I don’t think I did too badly, especially considering how long it had been since I’ve “played”. For the most part we just hit the ball around, but with about 10 minutes left in the hour Dad decided we should play a short game. Penny and I against Dad. She and I actually won! It was great. Yes I know, two of us against one of him, but I’ll take it!  Most of the time I didn’t have a clue what was going on. Thankfully they kept score. I managed a few points, but they usually had to tell me when I made one. We laughed more than anything and I honestly can’t wait to get back on the court. I didn’t realize how much I missed it until I started hitting the ball again.

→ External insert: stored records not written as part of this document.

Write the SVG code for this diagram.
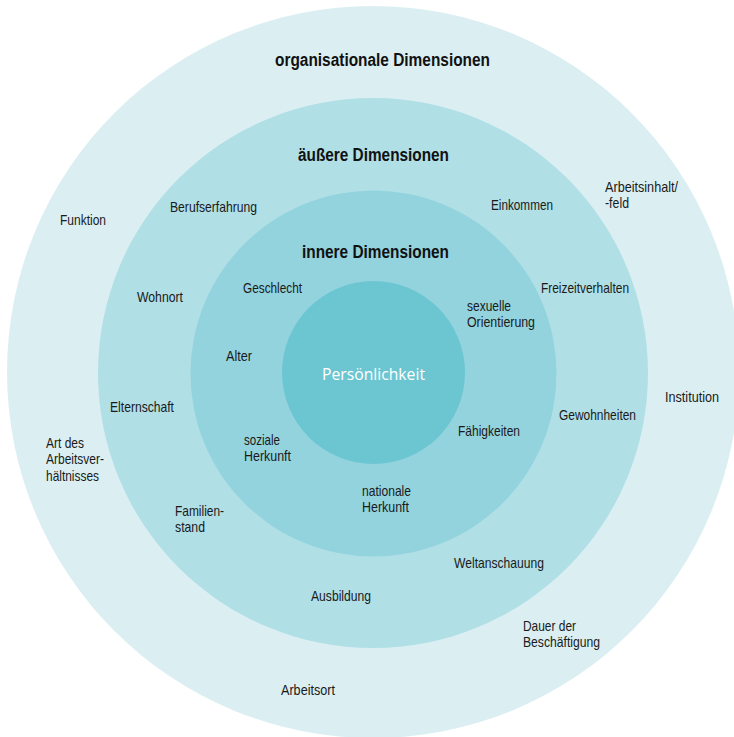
<svg xmlns="http://www.w3.org/2000/svg" width="734" height="737" viewBox="0 0 734 737">
<style>
text{font-family:"Liberation Sans",Arial,sans-serif;font-size:14.5px;fill:#1a1a1a}
.t{font-weight:bold;font-size:18px;fill:#111}
.p{font-family:"Open Sans","Noto Sans",sans-serif;font-size:15.5px;fill:#fff}
</style>
<rect width="734" height="737" fill="#fff"/>
<g id="ring-organisational"><circle cx="373" cy="372" r="366" fill="#DBEFF3"/></g>
<g id="ring-aeussere"><circle cx="373" cy="373" r="275" fill="#B0DFE6"/></g>
<g id="ring-innere"><circle cx="373.5" cy="373.5" r="183" fill="#93D3DE"/></g>
<g id="core"><circle cx="373.5" cy="372.5" r="91.5" fill="#6CC6D2"/><text class="p" x="322" y="380" textLength="103" lengthAdjust="spacingAndGlyphs">Persönlichkeit</text></g>
<g id="titles">
<text class="t" x="275" y="66" textLength="215" lengthAdjust="spacingAndGlyphs">organisationale Dimensionen</text>
<text class="t" x="298" y="161" textLength="151" lengthAdjust="spacingAndGlyphs">äußere Dimensionen</text>
<text class="t" x="302" y="258" textLength="147" lengthAdjust="spacingAndGlyphs">innere Dimensionen</text>
</g>
<g id="labels-organisational">
<text x="60" y="225" textLength="46" lengthAdjust="spacingAndGlyphs">Funktion</text>
<text x="605" y="192" textLength="73" lengthAdjust="spacingAndGlyphs">Arbeitsinhalt/</text>
<text x="605" y="208" textLength="24" lengthAdjust="spacingAndGlyphs">-feld</text>
<text x="665" y="402" textLength="54" lengthAdjust="spacingAndGlyphs">Institution</text>
<text x="46" y="448" textLength="38" lengthAdjust="spacingAndGlyphs">Art des</text>
<text x="46" y="464" textLength="58" lengthAdjust="spacingAndGlyphs">Arbeitsver-</text>
<text x="46" y="481" textLength="53" lengthAdjust="spacingAndGlyphs">hältnisses</text>
<text x="523" y="631" textLength="53" lengthAdjust="spacingAndGlyphs">Dauer der</text>
<text x="523" y="647" textLength="77" lengthAdjust="spacingAndGlyphs">Beschäftigung</text>
<text x="281" y="695" textLength="54" lengthAdjust="spacingAndGlyphs">Arbeitsort</text>
</g>
<g id="labels-aeussere">
<text x="170" y="212" textLength="87" lengthAdjust="spacingAndGlyphs">Berufserfahrung</text>
<text x="491" y="210" textLength="62" lengthAdjust="spacingAndGlyphs">Einkommen</text>
<text x="137" y="302" textLength="46" lengthAdjust="spacingAndGlyphs">Wohnort</text>
<text x="541" y="293" textLength="88" lengthAdjust="spacingAndGlyphs">Freizeitverhalten</text>
<text x="110" y="412" textLength="64" lengthAdjust="spacingAndGlyphs">Elternschaft</text>
<text x="559" y="420" textLength="77" lengthAdjust="spacingAndGlyphs">Gewohnheiten</text>
<text x="175" y="516" textLength="49" lengthAdjust="spacingAndGlyphs">Familien-</text>
<text x="175" y="532" textLength="30" lengthAdjust="spacingAndGlyphs">stand</text>
<text x="454" y="568" textLength="90" lengthAdjust="spacingAndGlyphs">Weltanschauung</text>
<text x="311" y="601" textLength="60" lengthAdjust="spacingAndGlyphs">Ausbildung</text>
</g>
<g id="labels-innere">
<text x="243" y="293" textLength="59" lengthAdjust="spacingAndGlyphs">Geschlecht</text>
<text x="467" y="311" textLength="44" lengthAdjust="spacingAndGlyphs">sexuelle</text>
<text x="467" y="327" textLength="68" lengthAdjust="spacingAndGlyphs">Orientierung</text>
<text x="226" y="361" textLength="26" lengthAdjust="spacingAndGlyphs">Alter</text>
<text x="458" y="436" textLength="62" lengthAdjust="spacingAndGlyphs">Fähigkeiten</text>
<text x="244" y="445" textLength="36" lengthAdjust="spacingAndGlyphs">soziale</text>
<text x="244" y="461" textLength="47" lengthAdjust="spacingAndGlyphs">Herkunft</text>
<text x="362" y="496" textLength="49" lengthAdjust="spacingAndGlyphs">nationale</text>
<text x="362" y="512" textLength="47" lengthAdjust="spacingAndGlyphs">Herkunft</text>
</g>
</svg>
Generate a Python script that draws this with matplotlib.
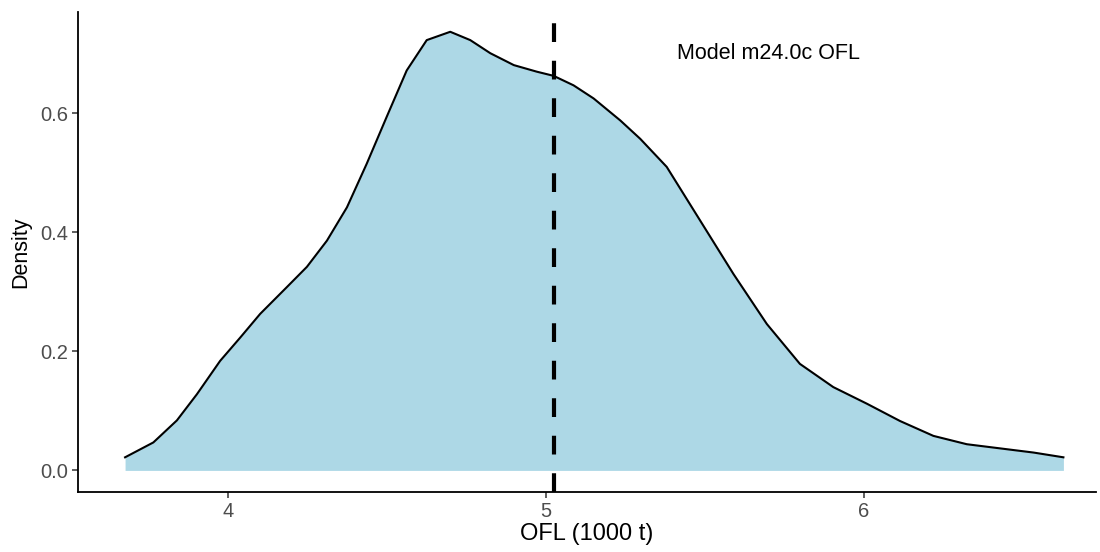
import numpy as np
import matplotlib
matplotlib.use("Agg")
import matplotlib.pyplot as plt

# density curve of OFL
ofl = [3.675, 3.764, 3.838, 3.901, 3.974, 4.037, 4.100, 4.184, 4.247, 4.310,
       4.373, 4.435, 4.498, 4.561, 4.624, 4.698, 4.761, 4.824, 4.898, 4.970,
       5.023, 5.086, 5.149, 5.233, 5.296, 5.379, 5.484, 5.589, 5.694, 5.798,
       5.903, 6.009, 6.113, 6.218, 6.323, 6.428, 6.533, 6.627]
density = [0.022, 0.047, 0.084, 0.128, 0.184, 0.223, 0.263, 0.308, 0.342, 0.386,
           0.442, 0.515, 0.594, 0.672, 0.723, 0.737, 0.723, 0.701, 0.681, 0.670,
           0.663, 0.647, 0.625, 0.588, 0.557, 0.510, 0.420, 0.330, 0.246, 0.179,
           0.140, 0.112, 0.083, 0.058, 0.044, 0.037, 0.030, 0.022]
ofl_line = 5.023
label = "Model m24.0c OFL"
x_ticks = [4, 5, 6]
y_ticks = [0.0, 0.2, 0.4, 0.6]

plt.rcParams['font.family'] = ['Liberation Sans', 'DejaVu Sans']

fig = plt.figure(figsize=(11, 5.52), dpi=100)
ax = fig.add_axes([0.0705, 0.109, 0.926, 0.869])

ax.fill_between(ofl, 0, density, color="#ADD8E6", lw=0)
ax.plot(ofl, density, color="black", lw=1.5, solid_joinstyle="round")
ax.axvline(ofl_line, color="black", lw=3, linestyle=(0, (4.5, 4.5)))
ax.text(5.7, 0.70, label, ha="center", va="center", fontsize=15.5, color="black")

ax.set_xlim(3.5255, 6.73)
ax.set_ylim(-0.036, 0.770)
ax.set_xticks(x_ticks)
ax.set_xticklabels([str(t) for t in x_ticks])
ax.set_yticks(y_ticks)
ax.set_yticklabels(["%.1f" % t for t in y_ticks])

for s in ["top", "right"]:
    ax.spines[s].set_visible(False)
for s in ["left", "bottom"]:
    ax.spines[s].set_linewidth(1.3)
    ax.spines[s].set_color("black")

ax.tick_params(axis="both", length=4, width=1.1, color="#333333",
               labelcolor="#4D4D4D", labelsize=14.5, pad=3)

ax.set_xlabel("OFL (1000 t)", fontsize=17, labelpad=2)
ax.set_ylabel("Density", fontsize=15.5, labelpad=6)

fig.savefig("out.png", dpi=100)
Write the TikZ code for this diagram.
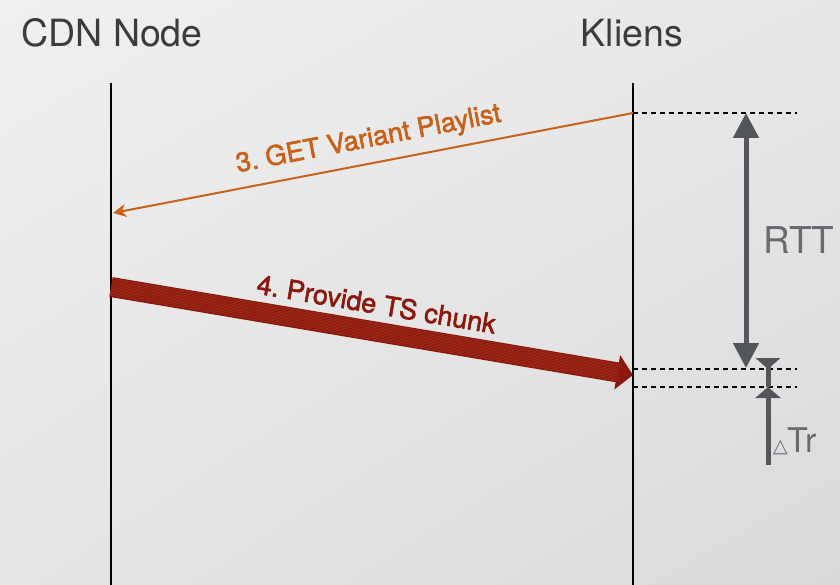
\documentclass[tikz,border=0pt]{standalone}
\usepackage{fontspec}
\setmainfont{TeX Gyre Heros}
\newfontfamily\symfont{DejaVu Sans}
\usetikzlibrary{arrows.meta,calc,shadings}

% medium-weight text: fill and stroke the glyph outlines
\newcommand\medtext[1]{\special{pdf:literal 2 Tr 0.55 w}#1\special{pdf:literal 0 Tr}}

\definecolor{bgA}{HTML}{F0F0F0}
\definecolor{bgB}{HTML}{DADADA}
\definecolor{reqcol}{HTML}{C8621A}
\definecolor{datacol}{HTML}{8A180C}
\definecolor{stripecol}{HTML}{B0402E}
\definecolor{meascol}{HTML}{53575C}
\definecolor{meastext}{HTML}{686C70}
\definecolor{titlecol}{HTML}{3C3C3C}

\tikzset{
  lifeline/.style={line width=1.8pt, black},
  title/.style={font=\fontsize{37.5}{42}\selectfont, text=titlecol, inner sep=0pt},
  guide/.style={line width=1.4pt, dash pattern=on 5pt off 4pt, black},
  request/.style={line width=2pt, reqcol, -{Stealth[length=13pt,width=13pt,inset=4pt]}},
  msglabel/.style={inner sep=0pt, sloped, font=\frenchspacing\fontsize{27}{30}\selectfont},
  measure/.style={line width=5pt, meascol},
}

\begin{document}
\begin{tikzpicture}[x=1pt, y=-1pt]
  % canvas with a soft grey gradient
  \shade[upper left=bgA, upper right=bgA!60!bgB, lower left=bgA!50!bgB, lower right=bgB]
    (0,0) rectangle (840,585);
  \useasboundingbox (0,0) rectangle (840,585);

  % lifelines
  \coordinate (cdnTop) at (111,83);
  \coordinate (cdnBot) at (111,585);
  \coordinate (cliTop) at (633,83);
  \coordinate (cliBot) at (633,585);
  \node[title] (cdnTitle) at (112,33) {CDN Node};
  \node[title] (cliTitle) at (632,33) {Kliens};
  \draw[lifeline] (cdnTop) -- (cdnBot);
  \draw[lifeline] (cliTop) -- (cliBot);

  % message end points
  \coordinate (reqStart) at (633,113);
  \coordinate (reqEnd)   at (113,213);
  \coordinate (dataStart) at (111,287);
  \coordinate (dataEnd)   at (633,375);

  % guide lines at the client side
  \coordinate (g1a) at (633,113);  \coordinate (g1b) at (797,113);
  \coordinate (g2a) at (633,369);  \coordinate (g2b) at (797,369);
  \coordinate (g3a) at (633,387);  \coordinate (g3b) at (797,387);
  \draw[guide] (g1a) -- (g1b);
  \draw[guide] (g2a) -- (g2b);
  \draw[guide] (g3a) -- (g3b);

  % 3. request
  \draw[request] (reqStart) -- (reqEnd)
    node[msglabel, midway, above=9.5pt, text=reqcol] (reqLabel) {\medtext{3. GET Variant Playlist}};

  % 4. thick striped data transfer
  \draw[line width=20pt, datacol, -{Triangle[length=16pt,width=34pt]}] (dataStart) -- (dataEnd);
  \foreach \o in {-8.5,-7,...,8.5}{
    \draw[stripecol, line width=0.5pt, opacity=0.6]
      ($(dataStart)+(-0.1683*\o,0.9868*\o)$) -- ($(dataEnd)+(-0.1683*\o,0.9868*\o)+(-14,-2.4)$);
  }
  \path (dataStart) -- (dataEnd)
    node[msglabel, midway, above=17pt, text=datacol] (dataLabel) {\medtext{4. Provide TS chunk}};

  % RTT measurement
  \coordinate (rttTop) at (746,113);
  \coordinate (rttBot) at (746,368);
  \draw[measure, {Triangle[length=25pt,width=25pt]}-{Triangle[length=25pt,width=25pt]}] (rttTop) -- (rttBot);
  \node[font=\fontsize{37}{40}\selectfont, text=meastext, inner sep=0pt] (rttLabel) at (799,240) {RTT};

  % transfer-time measurement
  \coordinate (trTop) at (768,369);
  \coordinate (trLow) at (768,387);
  \coordinate (trEnd) at (768,465);
  \fill[meascol] (755.5,358) -- (780.5,358) -- (trTop) -- cycle;
  \draw[measure] (768,360) -- (trLow);
  \draw[measure, -{Triangle[length=11pt,width=25pt]}] (trEnd) -- (trLow);
  \node[anchor=base west, inner sep=0pt, text=meastext] (trLabel) at (773,452)
    {{\symfont\fontsize{19}{20}\selectfont △}\fontsize{34}{38}\selectfont Tr};
\end{tikzpicture}
\end{document}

After racquetball I raced home to get ready to go to church. Which was great, good lesson, good music, and great friends. Then back to our house for pizza, dirt cake, and more fun. I’m pretty exhausted, but enjoyed every minute to today!! Thanks Penny for making the drive, thanks Zale for taking care of the kids most of the day while I played,  and thanks Dad for lunch, dinner, and just a great day! Love you all!!!!

Oh yea, one thing I should probably mention, this morning Dad and I met up with a friend of Leeanna’s (Dad’s girlfriend’s daughter). I guess she didn’t hear when Dad introduced me as his daughter, so a minute later she asked if I was Leeanna’s Mom. This is the 2nd time that’s happened. Leeanna is 22 or 23, I’m 35. As a teenager I thought it was cool when someone thought I was older than I really was. Not so much anymore! I think she also assumed Dad and I were married instead of Father / Daughter. We get that a lot too. But I’m pretty sure I could comfortably go the rest of my life without anyone else thinking I’m old enough to be Leeanna’s Mom! :-) Big sister, sure. Mom, I’d rather not.